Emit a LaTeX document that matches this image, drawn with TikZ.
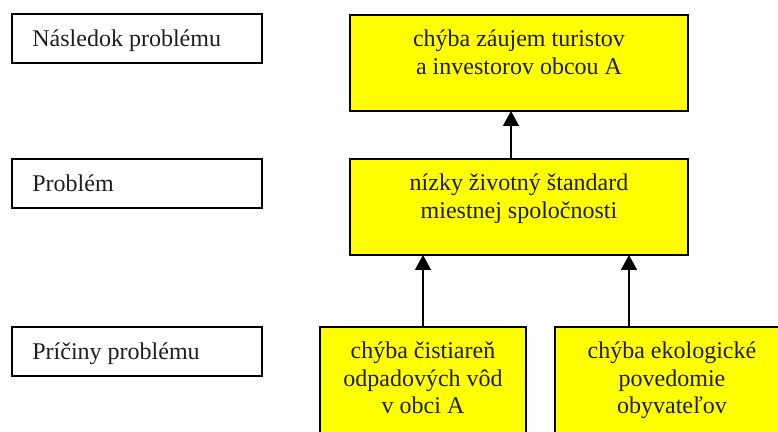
\documentclass[tikz,border=0pt]{standalone}
\usepackage{fontspec}
\setmainfont{Liberation Serif}
\usetikzlibrary{arrows.meta}
\definecolor{boxyellow}{RGB}{255,255,0}
\definecolor{inktext}{RGB}{30,30,30}
\begin{document}
\begin{tikzpicture}[x=0.5pt,y=-0.5pt,
  frame/.style={draw=black,line width=1pt,anchor=north west,inner sep=0pt,outer sep=0pt,rectangle},
  tag/.style={frame,fill=white,minimum width=125pt,minimum height=24.5pt},
  issue/.style={frame,fill=boxyellow},
  tagtext/.style={anchor=base west,inner sep=0pt,text=inktext,font=\fontsize{12}{13.75}\selectfont},
  boxtext/.style={anchor=base,inner sep=0pt,text=inktext,font=\fontsize{12}{13.75}\selectfont},
  link/.style={-{Triangle[width=8pt,length=7.5pt]},line width=0.8pt}
]
\useasboundingbox (0,0) rectangle (778,432);
\clip (0,0) rectangle (778,432);

% level captions
\node[tag] (l1) at (12,14) {};
\node[tag] (l2) at (12,159) {};
\node[tag] (l3) at (12,327) {};
\node[tagtext] (tl1) at ([xshift=10pt,yshift=-16.5pt]l1.north west) {Následok problému};
\node[tagtext] (tl2) at ([xshift=10pt,yshift=-16.5pt]l2.north west) {Problém};
\node[tagtext] (tl3) at ([xshift=10pt,yshift=-16.5pt]l3.north west) {Príčiny problému};

% problem tree boxes
\node[issue,minimum width=169pt,minimum height=48pt] (y1) at (350,15) {};
\node[issue,minimum width=169pt,minimum height=48pt] (y2) at (350,159) {};
\node[issue,minimum width=103pt,minimum height=60pt] (y3) at (320,327) {};
\node[issue,minimum width=117pt,minimum height=60pt] (y4) at (555,327) {};

\node[boxtext] (ty1) at ([yshift=-16pt]y1.north) {\parbox[t]{160pt}{\centering chýba záujem turistov\\a investorov obcou A}};
\node[boxtext] (ty2) at ([yshift=-16pt]y2.north) {\parbox[t]{160pt}{\centering nízky životný štandard\\miestnej spoločnosti}};
\node[boxtext] (ty3) at ([yshift=-16pt]y3.north) {\parbox[t]{100pt}{\centering chýba čistiareň\\odpadových vôd\\v obci A}};
\node[boxtext] (ty4) at ([yshift=-16pt]y4.north) {\parbox[t]{110pt}{\centering chýba ekologické\\povedomie\\obyvateľov}};

% cause-effect arrows
\draw[link] ([xshift=-4pt]y2.north) -- ([xshift=-4pt]y1.south);
\draw[link] (y3.north) -- (y3.north |- y2.south);
\draw[link] ([xshift=37pt]y4.north west) -- ([xshift=37pt]y4.north west |- y2.south);
\end{tikzpicture}
\end{document}
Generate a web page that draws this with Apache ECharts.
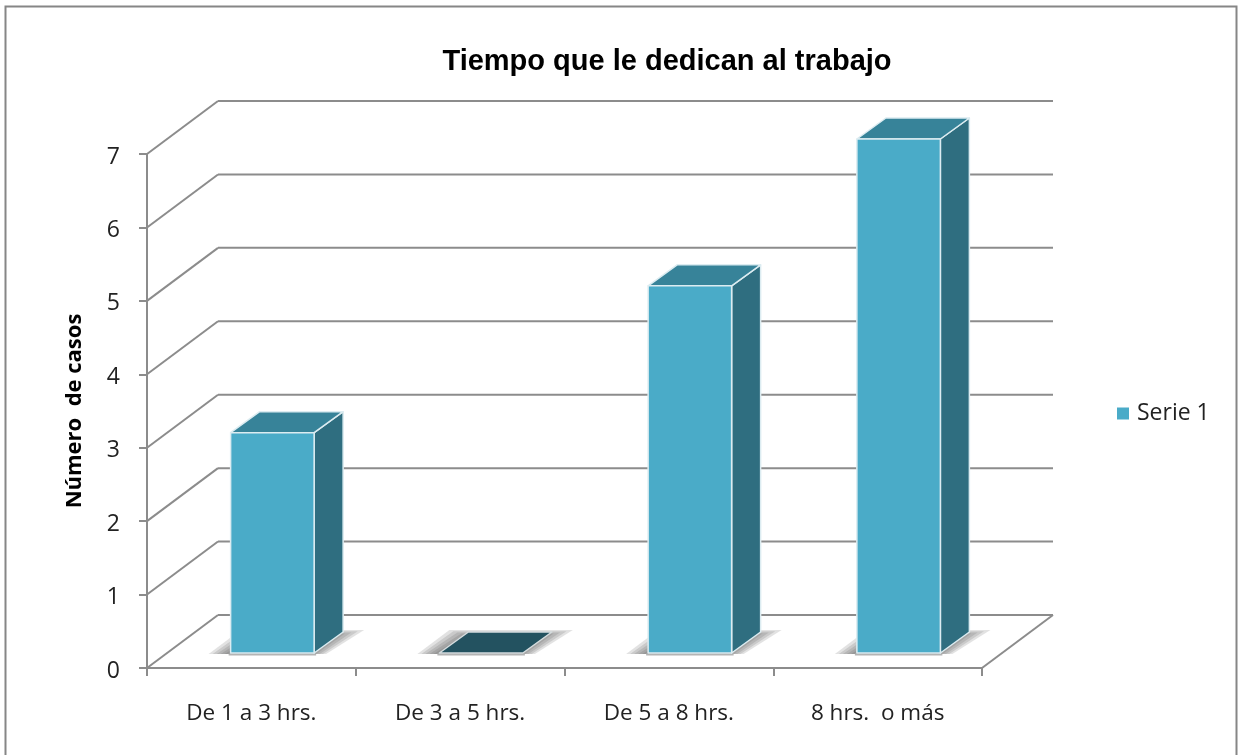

▶ DIRECTIONS FOR THIS TASK: Produce an exact copy of each line of data, skipping embedded images.

▶ PROBLEM SOLUTION:
Emit a LaTeX document that matches this image, drawn with TikZ.
\documentclass[tikz,border=0pt]{standalone}
\usepackage{fontspec}
\setmainfont{Liberation Serif}
\usetikzlibrary{arrows.meta}
\definecolor{boxyellow}{RGB}{255,255,0}
\definecolor{inktext}{RGB}{30,30,30}
\begin{document}
\begin{tikzpicture}[x=0.5pt,y=-0.5pt,
  frame/.style={draw=black,line width=1pt,anchor=north west,inner sep=0pt,outer sep=0pt,rectangle},
  tag/.style={frame,fill=white,minimum width=125pt,minimum height=24.5pt},
  issue/.style={frame,fill=boxyellow},
  tagtext/.style={anchor=base west,inner sep=0pt,text=inktext,font=\fontsize{12}{13.75}\selectfont},
  boxtext/.style={anchor=base,inner sep=0pt,text=inktext,font=\fontsize{12}{13.75}\selectfont},
  link/.style={-{Triangle[width=8pt,length=7.5pt]},line width=0.8pt}
]
\useasboundingbox (0,0) rectangle (778,432);
\clip (0,0) rectangle (778,432);

% level captions
\node[tag] (l1) at (12,14) {};
\node[tag] (l2) at (12,159) {};
\node[tag] (l3) at (12,327) {};
\node[tagtext] (tl1) at ([xshift=10pt,yshift=-16.5pt]l1.north west) {Následok problému};
\node[tagtext] (tl2) at ([xshift=10pt,yshift=-16.5pt]l2.north west) {Problém};
\node[tagtext] (tl3) at ([xshift=10pt,yshift=-16.5pt]l3.north west) {Príčiny problému};

% problem tree boxes
\node[issue,minimum width=169pt,minimum height=48pt] (y1) at (350,15) {};
\node[issue,minimum width=169pt,minimum height=48pt] (y2) at (350,159) {};
\node[issue,minimum width=103pt,minimum height=60pt] (y3) at (320,327) {};
\node[issue,minimum width=117pt,minimum height=60pt] (y4) at (555,327) {};

\node[boxtext] (ty1) at ([yshift=-16pt]y1.north) {\parbox[t]{160pt}{\centering chýba záujem turistov\\a investorov obcou A}};
\node[boxtext] (ty2) at ([yshift=-16pt]y2.north) {\parbox[t]{160pt}{\centering nízky životný štandard\\miestnej spoločnosti}};
\node[boxtext] (ty3) at ([yshift=-16pt]y3.north) {\parbox[t]{100pt}{\centering chýba čistiareň\\odpadových vôd\\v obci A}};
\node[boxtext] (ty4) at ([yshift=-16pt]y4.north) {\parbox[t]{110pt}{\centering chýba ekologické\\povedomie\\obyvateľov}};

% cause-effect arrows
\draw[link] ([xshift=-4pt]y2.north) -- ([xshift=-4pt]y1.south);
\draw[link] (y3.north) -- (y3.north |- y2.south);
\draw[link] ([xshift=37pt]y4.north west) -- ([xshift=37pt]y4.north west |- y2.south);
\end{tikzpicture}
\end{document}
Generate a web page that draws this with Apache ECharts.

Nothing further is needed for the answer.